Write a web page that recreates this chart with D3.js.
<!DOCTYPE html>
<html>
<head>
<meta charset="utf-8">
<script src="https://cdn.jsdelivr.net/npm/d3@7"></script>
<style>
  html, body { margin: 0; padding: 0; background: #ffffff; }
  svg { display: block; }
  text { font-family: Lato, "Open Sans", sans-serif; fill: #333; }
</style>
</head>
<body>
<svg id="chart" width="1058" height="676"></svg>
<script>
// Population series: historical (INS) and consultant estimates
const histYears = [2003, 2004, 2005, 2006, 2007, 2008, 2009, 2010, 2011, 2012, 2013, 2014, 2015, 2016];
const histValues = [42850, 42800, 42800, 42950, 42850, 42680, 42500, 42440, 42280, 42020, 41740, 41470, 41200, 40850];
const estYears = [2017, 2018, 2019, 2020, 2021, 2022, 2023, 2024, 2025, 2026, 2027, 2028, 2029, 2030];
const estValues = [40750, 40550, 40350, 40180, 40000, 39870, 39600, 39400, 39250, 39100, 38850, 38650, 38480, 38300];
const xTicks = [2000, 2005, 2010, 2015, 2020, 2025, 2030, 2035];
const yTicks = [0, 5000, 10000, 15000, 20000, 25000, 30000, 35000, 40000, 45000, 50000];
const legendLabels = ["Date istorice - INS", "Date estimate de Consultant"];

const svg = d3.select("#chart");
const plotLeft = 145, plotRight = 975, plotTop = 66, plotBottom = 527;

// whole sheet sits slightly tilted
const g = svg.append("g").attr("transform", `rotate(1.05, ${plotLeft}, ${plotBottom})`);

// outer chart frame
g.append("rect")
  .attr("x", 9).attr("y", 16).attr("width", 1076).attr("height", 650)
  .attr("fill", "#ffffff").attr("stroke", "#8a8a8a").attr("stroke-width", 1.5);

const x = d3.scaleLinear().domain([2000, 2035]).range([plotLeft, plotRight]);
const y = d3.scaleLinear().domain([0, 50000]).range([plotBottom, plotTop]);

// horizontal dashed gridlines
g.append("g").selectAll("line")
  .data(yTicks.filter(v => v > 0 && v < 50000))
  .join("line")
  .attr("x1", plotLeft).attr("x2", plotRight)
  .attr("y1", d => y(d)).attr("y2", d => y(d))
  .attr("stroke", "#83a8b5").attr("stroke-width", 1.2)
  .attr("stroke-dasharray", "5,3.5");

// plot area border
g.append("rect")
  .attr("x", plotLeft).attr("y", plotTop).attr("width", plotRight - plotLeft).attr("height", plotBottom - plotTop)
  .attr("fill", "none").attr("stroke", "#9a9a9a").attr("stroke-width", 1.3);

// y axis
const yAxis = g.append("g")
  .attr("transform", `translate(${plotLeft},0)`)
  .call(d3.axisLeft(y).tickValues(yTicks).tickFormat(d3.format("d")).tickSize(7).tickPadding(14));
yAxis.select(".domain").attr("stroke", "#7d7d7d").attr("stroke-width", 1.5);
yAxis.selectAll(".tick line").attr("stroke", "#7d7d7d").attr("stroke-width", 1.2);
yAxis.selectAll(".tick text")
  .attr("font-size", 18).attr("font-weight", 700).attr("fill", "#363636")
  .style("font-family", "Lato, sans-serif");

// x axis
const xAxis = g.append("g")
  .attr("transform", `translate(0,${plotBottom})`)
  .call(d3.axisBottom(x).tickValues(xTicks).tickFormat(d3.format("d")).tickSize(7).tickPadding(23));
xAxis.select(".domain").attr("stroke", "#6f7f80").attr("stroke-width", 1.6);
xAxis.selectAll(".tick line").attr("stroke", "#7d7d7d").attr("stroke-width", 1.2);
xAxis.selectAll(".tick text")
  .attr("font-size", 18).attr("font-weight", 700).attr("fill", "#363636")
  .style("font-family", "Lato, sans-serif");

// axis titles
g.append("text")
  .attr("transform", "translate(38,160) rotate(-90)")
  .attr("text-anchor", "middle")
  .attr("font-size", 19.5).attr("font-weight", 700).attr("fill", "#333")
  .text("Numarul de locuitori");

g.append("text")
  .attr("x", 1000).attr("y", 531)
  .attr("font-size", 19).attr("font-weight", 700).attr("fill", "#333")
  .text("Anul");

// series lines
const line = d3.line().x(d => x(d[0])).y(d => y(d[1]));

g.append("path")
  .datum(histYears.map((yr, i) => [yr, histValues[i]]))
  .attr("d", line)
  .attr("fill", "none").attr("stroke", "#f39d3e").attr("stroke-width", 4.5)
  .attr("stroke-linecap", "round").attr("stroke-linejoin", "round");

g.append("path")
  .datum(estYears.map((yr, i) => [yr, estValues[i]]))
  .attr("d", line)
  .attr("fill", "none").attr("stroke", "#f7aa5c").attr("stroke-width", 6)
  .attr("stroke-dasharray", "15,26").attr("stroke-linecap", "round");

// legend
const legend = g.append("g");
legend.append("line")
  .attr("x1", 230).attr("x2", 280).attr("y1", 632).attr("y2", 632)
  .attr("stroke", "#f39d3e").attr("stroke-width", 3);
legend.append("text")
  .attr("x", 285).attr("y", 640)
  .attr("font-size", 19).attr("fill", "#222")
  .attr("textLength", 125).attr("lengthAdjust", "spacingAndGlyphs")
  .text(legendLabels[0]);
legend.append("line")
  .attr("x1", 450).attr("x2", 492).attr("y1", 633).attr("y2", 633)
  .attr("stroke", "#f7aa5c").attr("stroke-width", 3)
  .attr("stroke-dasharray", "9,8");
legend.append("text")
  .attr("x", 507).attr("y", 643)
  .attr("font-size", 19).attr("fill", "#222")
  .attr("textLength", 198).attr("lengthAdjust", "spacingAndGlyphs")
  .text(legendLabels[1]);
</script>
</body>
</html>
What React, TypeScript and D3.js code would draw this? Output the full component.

* Instructions to follow: Repeat the material above in full, quoting it exactly.

* Answer below:
Write a web page that recreates this chart with D3.js.
<!DOCTYPE html>
<html>
<head>
<meta charset="utf-8">
<script src="https://cdn.jsdelivr.net/npm/d3@7"></script>
<style>
  html, body { margin: 0; padding: 0; background: #ffffff; }
  svg { display: block; }
  text { font-family: Lato, "Open Sans", sans-serif; fill: #333; }
</style>
</head>
<body>
<svg id="chart" width="1058" height="676"></svg>
<script>
// Population series: historical (INS) and consultant estimates
const histYears = [2003, 2004, 2005, 2006, 2007, 2008, 2009, 2010, 2011, 2012, 2013, 2014, 2015, 2016];
const histValues = [42850, 42800, 42800, 42950, 42850, 42680, 42500, 42440, 42280, 42020, 41740, 41470, 41200, 40850];
const estYears = [2017, 2018, 2019, 2020, 2021, 2022, 2023, 2024, 2025, 2026, 2027, 2028, 2029, 2030];
const estValues = [40750, 40550, 40350, 40180, 40000, 39870, 39600, 39400, 39250, 39100, 38850, 38650, 38480, 38300];
const xTicks = [2000, 2005, 2010, 2015, 2020, 2025, 2030, 2035];
const yTicks = [0, 5000, 10000, 15000, 20000, 25000, 30000, 35000, 40000, 45000, 50000];
const legendLabels = ["Date istorice - INS", "Date estimate de Consultant"];

const svg = d3.select("#chart");
const plotLeft = 145, plotRight = 975, plotTop = 66, plotBottom = 527;

// whole sheet sits slightly tilted
const g = svg.append("g").attr("transform", `rotate(1.05, ${plotLeft}, ${plotBottom})`);

// outer chart frame
g.append("rect")
  .attr("x", 9).attr("y", 16).attr("width", 1076).attr("height", 650)
  .attr("fill", "#ffffff").attr("stroke", "#8a8a8a").attr("stroke-width", 1.5);

const x = d3.scaleLinear().domain([2000, 2035]).range([plotLeft, plotRight]);
const y = d3.scaleLinear().domain([0, 50000]).range([plotBottom, plotTop]);

// horizontal dashed gridlines
g.append("g").selectAll("line")
  .data(yTicks.filter(v => v > 0 && v < 50000))
  .join("line")
  .attr("x1", plotLeft).attr("x2", plotRight)
  .attr("y1", d => y(d)).attr("y2", d => y(d))
  .attr("stroke", "#83a8b5").attr("stroke-width", 1.2)
  .attr("stroke-dasharray", "5,3.5");

// plot area border
g.append("rect")
  .attr("x", plotLeft).attr("y", plotTop).attr("width", plotRight - plotLeft).attr("height", plotBottom - plotTop)
  .attr("fill", "none").attr("stroke", "#9a9a9a").attr("stroke-width", 1.3);

// y axis
const yAxis = g.append("g")
  .attr("transform", `translate(${plotLeft},0)`)
  .call(d3.axisLeft(y).tickValues(yTicks).tickFormat(d3.format("d")).tickSize(7).tickPadding(14));
yAxis.select(".domain").attr("stroke", "#7d7d7d").attr("stroke-width", 1.5);
yAxis.selectAll(".tick line").attr("stroke", "#7d7d7d").attr("stroke-width", 1.2);
yAxis.selectAll(".tick text")
  .attr("font-size", 18).attr("font-weight", 700).attr("fill", "#363636")
  .style("font-family", "Lato, sans-serif");

// x axis
const xAxis = g.append("g")
  .attr("transform", `translate(0,${plotBottom})`)
  .call(d3.axisBottom(x).tickValues(xTicks).tickFormat(d3.format("d")).tickSize(7).tickPadding(23));
xAxis.select(".domain").attr("stroke", "#6f7f80").attr("stroke-width", 1.6);
xAxis.selectAll(".tick line").attr("stroke", "#7d7d7d").attr("stroke-width", 1.2);
xAxis.selectAll(".tick text")
  .attr("font-size", 18).attr("font-weight", 700).attr("fill", "#363636")
  .style("font-family", "Lato, sans-serif");

// axis titles
g.append("text")
  .attr("transform", "translate(38,160) rotate(-90)")
  .attr("text-anchor", "middle")
  .attr("font-size", 19.5).attr("font-weight", 700).attr("fill", "#333")
  .text("Numarul de locuitori");

g.append("text")
  .attr("x", 1000).attr("y", 531)
  .attr("font-size", 19).attr("font-weight", 700).attr("fill", "#333")
  .text("Anul");

// series lines
const line = d3.line().x(d => x(d[0])).y(d => y(d[1]));

g.append("path")
  .datum(histYears.map((yr, i) => [yr, histValues[i]]))
  .attr("d", line)
  .attr("fill", "none").attr("stroke", "#f39d3e").attr("stroke-width", 4.5)
  .attr("stroke-linecap", "round").attr("stroke-linejoin", "round");

g.append("path")
  .datum(estYears.map((yr, i) => [yr, estValues[i]]))
  .attr("d", line)
  .attr("fill", "none").attr("stroke", "#f7aa5c").attr("stroke-width", 6)
  .attr("stroke-dasharray", "15,26").attr("stroke-linecap", "round");

// legend
const legend = g.append("g");
legend.append("line")
  .attr("x1", 230).attr("x2", 280).attr("y1", 632).attr("y2", 632)
  .attr("stroke", "#f39d3e").attr("stroke-width", 3);
legend.append("text")
  .attr("x", 285).attr("y", 640)
  .attr("font-size", 19).attr("fill", "#222")
  .attr("textLength", 125).attr("lengthAdjust", "spacingAndGlyphs")
  .text(legendLabels[0]);
legend.append("line")
  .attr("x1", 450).attr("x2", 492).attr("y1", 633).attr("y2", 633)
  .attr("stroke", "#f7aa5c").attr("stroke-width", 3)
  .attr("stroke-dasharray", "9,8");
legend.append("text")
  .attr("x", 507).attr("y", 643)
  .attr("font-size", 19).attr("fill", "#222")
  .attr("textLength", 198).attr("lengthAdjust", "spacingAndGlyphs")
  .text(legendLabels[1]);
</script>
</body>
</html>
What React, TypeScript and D3.js code would draw this? Output the full component.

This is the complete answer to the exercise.